Asset bubbles are not necessarily damaging. If stocks shoot up and shoot down again, people may have lost money they only ever held on paper. The critical question is the level of debt. If collapsing bubbles inflict losses on indebted investors, or if cheap credit leads to excessive speculation, disaster can result. In 2009, everyone expected a decade of deleveraging. It has not happened. In a number of markets, there are signs of debt-funded speculation, and of over-indebtedness.

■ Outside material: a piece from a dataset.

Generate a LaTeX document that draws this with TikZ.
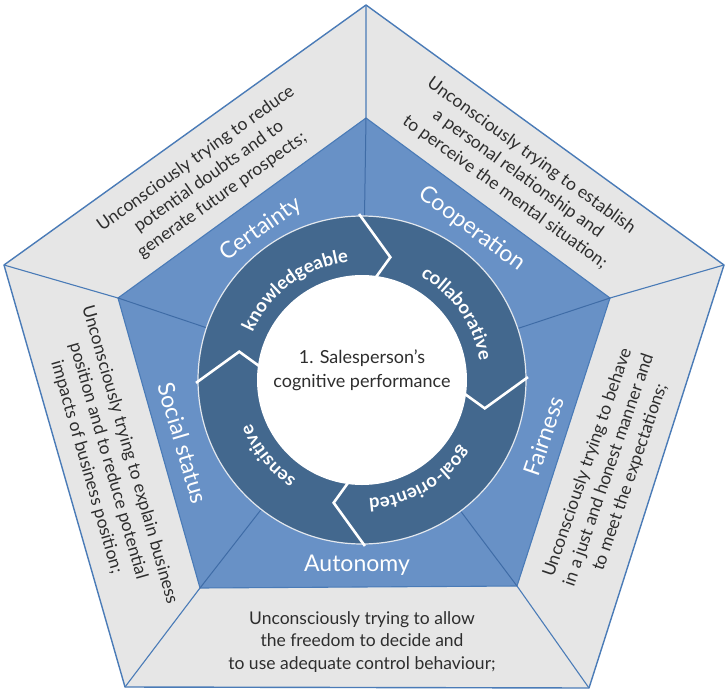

The central concern continues to be interest rates. Exiting the crisis, most expected inflation, with higher interest rates in its wake. Instead, deflationary psychology took hold. There is no speculative excitement over bonds, but many still say that European bonds are in a bubble. As the US subprime crisis gave way to the eurozone crisis, and central banks bought more bonds, yields on the main European economies’ bonds went negative. In effect, investors paid governments to look after their money.
Why are those interest rates so low? Is it due to factors that will persist, like the growing number of elderly or a “secular stagnation” that creates low inflation? Or is it just about meddling by central banks? The question is vital, because stock prices look sustainable if rates stay low — but over-inflated and ready to burst if rates were to rise.
A popular long-term valuation tool is the “Cape” (cyclically adjusted price/earnings multiple) which compares stocks to their average earnings of the previous 10 years — and has tended to reach peaks just before big market crashes. On this basis, US stocks appear more expensive than at any time bar the months before the great crash of 1929, and the bursting of the dotcom bubble in 2000. But bonds look even more expensive, so investors have little incentive to move their money. Is this a bubble?